> [REQUIRED WORK] Print, word for word, every line from the beginning of the listing up to and including the line with "lab.set_fontweight('bold')". Pictures are to be excluded.
•••••
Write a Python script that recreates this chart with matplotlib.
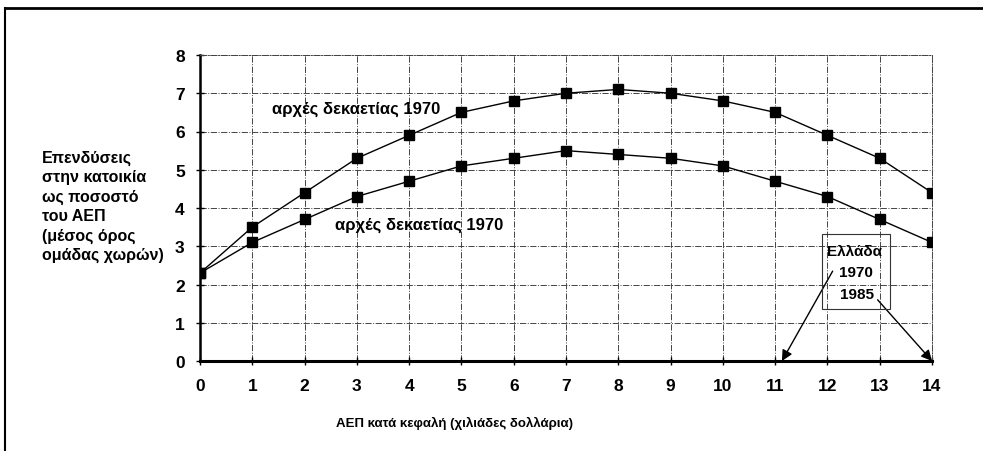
import matplotlib.pyplot as plt
from matplotlib.patches import Rectangle

gdp = [0, 1, 2, 3, 4, 5, 6, 7, 8, 9, 10, 11, 12, 13, 14]
early_1970 = [2.3, 3.5, 4.4, 5.3, 5.9, 6.5, 6.8, 7.0, 7.1, 7.0, 6.8, 6.5, 5.9, 5.3, 4.4]
early_1970_b = [2.3, 3.1, 3.7, 4.3, 4.7, 5.1, 5.3, 5.5, 5.4, 5.3, 5.1, 4.7, 4.3, 3.7, 3.1]
label_series = "αρχές δεκαετίας 1970"
y_label = "Επενδύσεις\nστην κατοικία\nως ποσοστό\nτου ΑΕΠ\n(μέσος όρος\nομάδας χωρών)"
x_label = "ΑΕΠ κατά κεφαλή (χιλιάδες δολλάρια)"

plt.rcParams['font.family'] = ['Liberation Sans', 'DejaVu Sans']

fig = plt.figure(figsize=(9.83, 4.52), dpi=100)
ax = fig.add_axes([200 / 983, 1 - 362 / 452, 732 / 983, 306 / 452])

ax.plot(gdp, early_1970, color='black', lw=1, marker='s', ms=6.5, zorder=3)
ax.plot(gdp, early_1970_b, color='black', lw=1, marker='s', ms=6.5, zorder=3)

ax.set_xlim(0, 14)
ax.set_ylim(0, 8)
ax.set_xticks(range(0, 15))
ax.set_yticks(range(0, 9))
ax.grid(True, color='#444444', lw=0.7, ls='-.')
ax.tick_params(direction='inout', length=6, width=1, labelsize=12.5)
ax.tick_params(axis='x', pad=9)
ax.tick_params(axis='y', pad=8)
for lab in ax.get_xticklabels() + ax.get_yticklabels():
    lab.set_fontweight('bold')

for side in ['top', 'right']:
    ax.spines[side].set_linestyle('-.')
    ax.spines[side].set_linewidth(0.7)
    ax.spines[side].set_color('#444444')
ax.spines['left'].set_linewidth(1.8)
ax.spines['bottom'].set_linewidth(2.2)

ax.text(1.38, 6.6, label_series, fontsize=12, fontweight='bold', va='center')
ax.text(2.58, 3.57, label_series, fontsize=12, fontweight='bold', va='center')

# Greece box and arrows
ax.add_patch(Rectangle((11.89, 1.36), 1.3, 1.96, fill=False, lw=0.8,
                       ec='#333333', zorder=4))
ax.text(12.52, 2.88, "Ελλάδα", fontsize=11, fontweight='bold', ha='center', va='center')
ax.text(12.54, 2.33, "1970", fontsize=11, fontweight='bold', ha='center', va='center')
ax.text(12.56, 1.75, "1985", fontsize=11, fontweight='bold', ha='center', va='center')
ax.annotate("", xy=(11.13, 0.0), xytext=(12.1, 2.35),
            arrowprops=dict(arrowstyle='-|>', color='black', lw=1,
                            mutation_scale=16, shrinkA=0, shrinkB=0))
ax.annotate("", xy=(14, 0.0), xytext=(12.96, 1.6),
            arrowprops=dict(arrowstyle='-|>', color='black', lw=1,
                            mutation_scale=16, shrinkA=0, shrinkB=0))

fig.text(42 / 983, 1 - 151 / 452, y_label, fontsize=11.5, fontweight='bold',
         va='top', ha='left', linespacing=1.35)
fig.text(455 / 983, 1 - 423 / 452, x_label, fontsize=9.5, fontweight='bold',
         ha='center', va='center')

# outer frame
fig.add_artist(plt.Line2D([5 / 983, 1], [1 - 9 / 452, 1 - 9 / 452],
                          transform=fig.transFigure, color='black', lw=2))
fig.add_artist(plt.Line2D([5 / 983, 5 / 983], [0, 1 - 9 / 452],
                          transform=fig.transFigure, color='black', lw=1.5))

fig.savefig('out.png', dpi=100)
•••••
> [WRITTEN REPLY]
Write a Python script that recreates this chart with matplotlib.
import matplotlib.pyplot as plt
from matplotlib.patches import Rectangle

gdp = [0, 1, 2, 3, 4, 5, 6, 7, 8, 9, 10, 11, 12, 13, 14]
early_1970 = [2.3, 3.5, 4.4, 5.3, 5.9, 6.5, 6.8, 7.0, 7.1, 7.0, 6.8, 6.5, 5.9, 5.3, 4.4]
early_1970_b = [2.3, 3.1, 3.7, 4.3, 4.7, 5.1, 5.3, 5.5, 5.4, 5.3, 5.1, 4.7, 4.3, 3.7, 3.1]
label_series = "αρχές δεκαετίας 1970"
y_label = "Επενδύσεις\nστην κατοικία\nως ποσοστό\nτου ΑΕΠ\n(μέσος όρος\nομάδας χωρών)"
x_label = "ΑΕΠ κατά κεφαλή (χιλιάδες δολλάρια)"

plt.rcParams['font.family'] = ['Liberation Sans', 'DejaVu Sans']

fig = plt.figure(figsize=(9.83, 4.52), dpi=100)
ax = fig.add_axes([200 / 983, 1 - 362 / 452, 732 / 983, 306 / 452])

ax.plot(gdp, early_1970, color='black', lw=1, marker='s', ms=6.5, zorder=3)
ax.plot(gdp, early_1970_b, color='black', lw=1, marker='s', ms=6.5, zorder=3)

ax.set_xlim(0, 14)
ax.set_ylim(0, 8)
ax.set_xticks(range(0, 15))
ax.set_yticks(range(0, 9))
ax.grid(True, color='#444444', lw=0.7, ls='-.')
ax.tick_params(direction='inout', length=6, width=1, labelsize=12.5)
ax.tick_params(axis='x', pad=9)
ax.tick_params(axis='y', pad=8)
for lab in ax.get_xticklabels() + ax.get_yticklabels():
    lab.set_fontweight('bold')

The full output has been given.